I nodded. “Unless you were going to swallow the barrel. She probably stole it from him.”
“So did she get it from him three months ago? Could she have hidden it that long?”
“No,” I said.
I’d failed again. I was being stupid, again. I feared I’d never smarten up no matter what was on the line. I was still going at this all wrong.
“She got it from him right before she came to see me. She stopped at his place first.”
I held up the little plastic purple house that looked like it belonged to a board game. I showed it to Dell.
“You ever seen something like this before?”
He had. He had a lot of contacts. He was involved with a lot of crooked deals and a few legit ones. He told me he’d seen this in a shop window on Main Street. It went along with a raffle. You fill out the paperwork and your name goes into a box for a drawing. He couldn’t remember what you won and he couldn’t remember the name of the business.
It didn’t matter. I thought I knew. I drove up Main Street until I found the right storefront. I parked and walked around back to the separate apartment behind the shop. Two windows bordered the back door. One to the left and one to the right. The left was new, with a plastic-frame screen instead of wood like the others.
Emily hadn’t known about any secret key stashed under a rock in the family yard. She’d visited here three months ago and smashed a window in. She’d come back before seeing me and gotten the gun. This is where she’d gotten the little house. It’s where she found a small gun and thought its power might help her to discover the answer to the question that haunted and tainted her life. It’s where she fell into bed with a man and whispered in his ear that her dead mother was asking for his help. It’s where the father of her baby lived.
——
I’d never been much of a burglar but I didn’t have to be. The new window was open. I slid it open and climbed inside.
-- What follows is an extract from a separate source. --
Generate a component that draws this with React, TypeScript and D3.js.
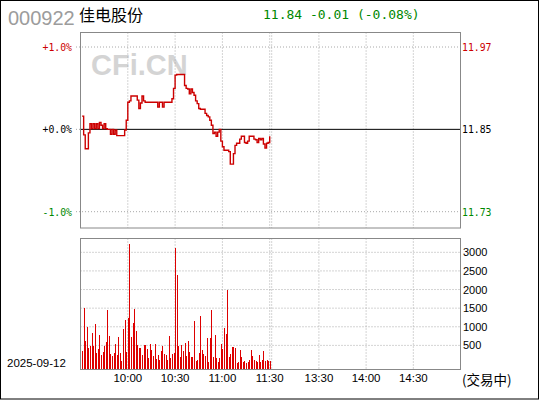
import * as d3 from "d3";

const prevClose = 11.85;
const lastPrice = 11.84;

// minute-by-minute price, 9:31 .. 11:30
const prices = [
  11.869, 11.842, 11.822, 11.822, 11.845, 11.858, 11.851, 11.858, 11.851, 11.858,
  11.851, 11.86, 11.856, 11.851, 11.858, 11.851, 11.85, 11.85, 11.843, 11.85,
  11.843, 11.849, 11.841, 11.841, 11.841, 11.841, 11.841, 11.849, 11.863, 11.889,
  11.891, 11.898, 11.898, 11.898, 11.898, 11.892, 11.88, 11.888, 11.898, 11.891,
  11.889, 11.889, 11.889, 11.889, 11.889, 11.889, 11.889, 11.889, 11.882, 11.889,
  11.889, 11.882, 11.889, 11.889, 11.889, 11.889, 11.889, 11.894, 11.909, 11.928,
  11.929, 11.929, 11.929, 11.929, 11.929, 11.913, 11.909, 11.908, 11.901, 11.908,
  11.903, 11.899, 11.891, 11.887, 11.88, 11.879, 11.879, 11.879, 11.873, 11.87,
  11.868, 11.863, 11.856, 11.844, 11.846, 11.84, 11.846, 11.85, 11.833, 11.825,
  11.82, 11.82, 11.82, 11.818, 11.8, 11.8, 11.815, 11.827, 11.83, 11.83,
  11.836, 11.84, 11.84, 11.831, 11.83, 11.833, 11.84, 11.84, 11.84, 11.836,
  11.835, 11.831, 11.837, 11.835, 11.837, 11.829, 11.823, 11.83, 11.831, 11.84,
];

// minute volume (lots)
const volumes = [
  350, 1510, 615, 990, 430, 480, 830, 480, 1070, 290,
  400, 775, 240, 320, 480, 590, 1450, 750, 265, 210,
  290, 530, 240, 720, 290, 75, 935, 1180, 320, 1235,
  3220, 720, 1100, 1475, 885, 505, 430, 430, 240, 505,
  505, 400, 160, 530, 375, 210, 530, 130, 240, 105,
  345, 480, 265, 240, 105, 750, 160, 265, 290, 3115,
  2390, 480, 185, 505, 345, 560, 210, 615, 320, 185,
  185, 1150, 75, 105, 290, 1285, 375, 265, 210, 695,
  50, 695, 1450, 185, 775, 160, 50, 160, 530, 400,
  965, 800, 1985, 185, 265, 450, 450, 430, 25, 50,
  375, 185, 50, 75, 25, 50, 105, 375, 210, 105,
  75, 50, 240, 50, 105, 345, 75, 105, 75, 75,
];

const pctTicks = [1, 0, -1];
const volTicks = [500, 1000, 1500, 2000, 2500, 3000];
const amGrid = [30, 60, 90, 120];
const pmGrid = [120, 150, 180, 210];
const amLabels = ["10:00", "10:30", "11:00", "11:30"];
const pmLabels = ["", "13:30", "14:00", "14:30"];

const W = 540;
const H = 400;
const left = 80.5;
const right = 460.5;
const priceTop = 32.5;
const priceBottom = 228;
const volTop = 238.5;
const volBottom = 369.5;

const RED = "#cc0000";
const GREEN = "#008800";
const GRID = "#a8a8a8";
const FRAME = "#888888";

export default function App() {
  const xAm = d3.scaleLinear().domain([0, 120]).range([left, 269.7]);
  const xPm = d3.scaleLinear().domain([120, 240]).range([271.7, right]);

  const yPrice = d3
    .scaleLinear()
    .domain([prevClose * 0.99, prevClose * 1.01])
    .range([211.7, 47]);
  const yVol = d3.scaleLinear().domain([0, 3000]).range([364, 252.3]);

  const line = d3
    .line<number>()
    .x((_, i) => xAm(i + 1))
    .y((d) => yPrice(d))
    .curve(d3.curveStepAfter);

  const chg = lastPrice - prevClose;
  const chgPct = (chg / prevClose) * 100;
  const headColor = chg >= 0 ? RED : GREEN;
  const fmtSigned = (v: number, n: number) => (v >= 0 ? "+" : "-") + Math.abs(v).toFixed(n);

  const vLines = [...amGrid.map((m) => xAm(m)), ...pmGrid.map((m) => xPm(m))];

  return (
    <svg
      width={W}
      height={H}
      style={{ position: "absolute", left: 0, top: 0, background: "#fff" }}
    >
      <rect x={0.5} y={0.5} width={W - 2} height={H - 1.5} fill="#fff" stroke="#000" />

      {/* header */}
      <text x={8} y={25} fontFamily="Liberation Sans" fontSize={20} fill="#9c9c9c">
        000922
      </text>
      <text x={79} y={21} fontFamily="Noto Sans CJK SC" fontSize={16} fill="#000">
        佳电股份
      </text>
      <text x={263} y={19} fontFamily="DejaVu Sans Mono" fontSize={13} fill={headColor}>
        {`${lastPrice.toFixed(2)} ${chg >= 0 ? "+" : "-"}${Math.abs(chg).toFixed(2)} (${fmtSigned(chgPct, 2)}%)`}
      </text>

      {/* watermark */}
      <text
        x={91}
        y={75}
        fontFamily="Liberation Sans"
        fontWeight="bold"
        fontSize={29}
        fill="#d4d4d4"
      >
        CFi.CN
      </text>

      {/* price panel grid */}
      {vLines.map((x, i) => (
        <line
          key={"pv" + i}
          x1={x}
          x2={x}
          y1={priceTop}
          y2={priceBottom}
          stroke={GRID}
          strokeDasharray="1,2"
        />
      ))}
      {pctTicks.map((p) => {
        const y = yPrice(prevClose * (1 + p / 100));
        const col = p > 0 ? RED : p < 0 ? GREEN : "#000";
        return (
          <g key={"pt" + p}>
            {p !== 0 ? (
              <line x1={76} x2={right} y1={y} y2={y} stroke={GRID} strokeDasharray="1,2" />
            ) : (
              <>
                <line x1={76} x2={left} y1={y} y2={y} stroke={GRID} strokeDasharray="1,2" />
                <line x1={left} x2={right} y1={y} y2={y} stroke="#000" />
              </>
            )}
            <text
              x={72}
              y={y + 4}
              textAnchor="end"
              fontFamily="DejaVu Sans Mono"
              fontSize={9.8}
              fill={col}
            >
              {(p >= 0 ? "+" : "-") + Math.abs(p).toFixed(1) + "%"}
            </text>
            <text x={462} y={y + 4} fontFamily="DejaVu Sans Mono" fontSize={9.8} fill={col}>
              {(prevClose * (1 + p / 100)).toFixed(2)}
            </text>
          </g>
        );
      })}

      <path d={line(prices) || ""} fill="none" stroke={RED} strokeWidth={1.4} />

      <rect
        x={left}
        y={priceTop}
        width={right - left}
        height={priceBottom - priceTop}
        fill="none"
        stroke={FRAME}
      />

      {/* volume panel grid */}
      {vLines.map((x, i) => (
        <line
          key={"vv" + i}
          x1={x}
          x2={x}
          y1={volTop}
          y2={volBottom}
          stroke={GRID}
          strokeDasharray="1,2"
        />
      ))}
      {volTicks.map((v) => (
        <g key={"vt" + v}>
          <line
            x1={left}
            x2={right}
            y1={yVol(v)}
            y2={yVol(v)}
            stroke={GRID}
            strokeDasharray="1,2"
          />
          <text x={463} y={yVol(v) + 4} fontFamily="Liberation Sans" fontSize={11} fill="#000">
            {v}
          </text>
        </g>
      ))}

      {volumes.map((v, i) => {
        const x = Math.round(xAm(i + 1));
        const y = yVol(v);
        return (
          <rect
            key={"b" + i}
            x={x}
            y={y}
            width={1}
            height={volBottom - y}
            fill="#dd0000"
            shapeRendering="crispEdges"
          />
        );
      })}

      <rect
        x={left}
        y={volTop}
        width={right - left}
        height={volBottom - volTop}
        fill="none"
        stroke={FRAME}
      />

      {/* bottom labels */}
      <text x={7} y={367} fontFamily="Liberation Sans" fontSize={11.5} fill="#000">
        2025-09-12
      </text>
      {amGrid.map((m, i) => (
        <text
          key={"al" + i}
          x={xAm(m)}
          y={382}
          textAnchor="middle"
          fontFamily="Liberation Sans"
          fontSize={11.5}
          fill="#000"
        >
          {amLabels[i]}
        </text>
      ))}
      {pmGrid.map((m, i) => (
        <text
          key={"pl" + i}
          x={xPm(m)}
          y={382}
          textAnchor="middle"
          fontFamily="Liberation Sans"
          fontSize={11.5}
          fill="#000"
        >
          {pmLabels[i]}
        </text>
      ))}
      <text x={462} y={385} fontFamily="Noto Sans CJK SC" fontSize={13.5} fill="#000">
        (交易中)
      </text>
    </svg>
  );
}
John Acton—Remember, Acton means action for your Home Buying Needs!—lay naked in his bathtub with an X-Acto blade pressed to his wrists. He glanced up at me as I entered but said nothing. Emily’s death had given him the idea. There were hesitation cuts all up and down his forearms. It looked like he’d been trying to slash his wrists for days, but he wasn’t nearly as strong or single-minded as she had been.
He let the blade slip from his fingers and started to cry.
I closed the toilet lid and sat and listened to him weep. I lit a cigarette and smoked and stared at him, noting the half-moon scars on his chest and back made by a fierce woman who liked to cause her men to bleed.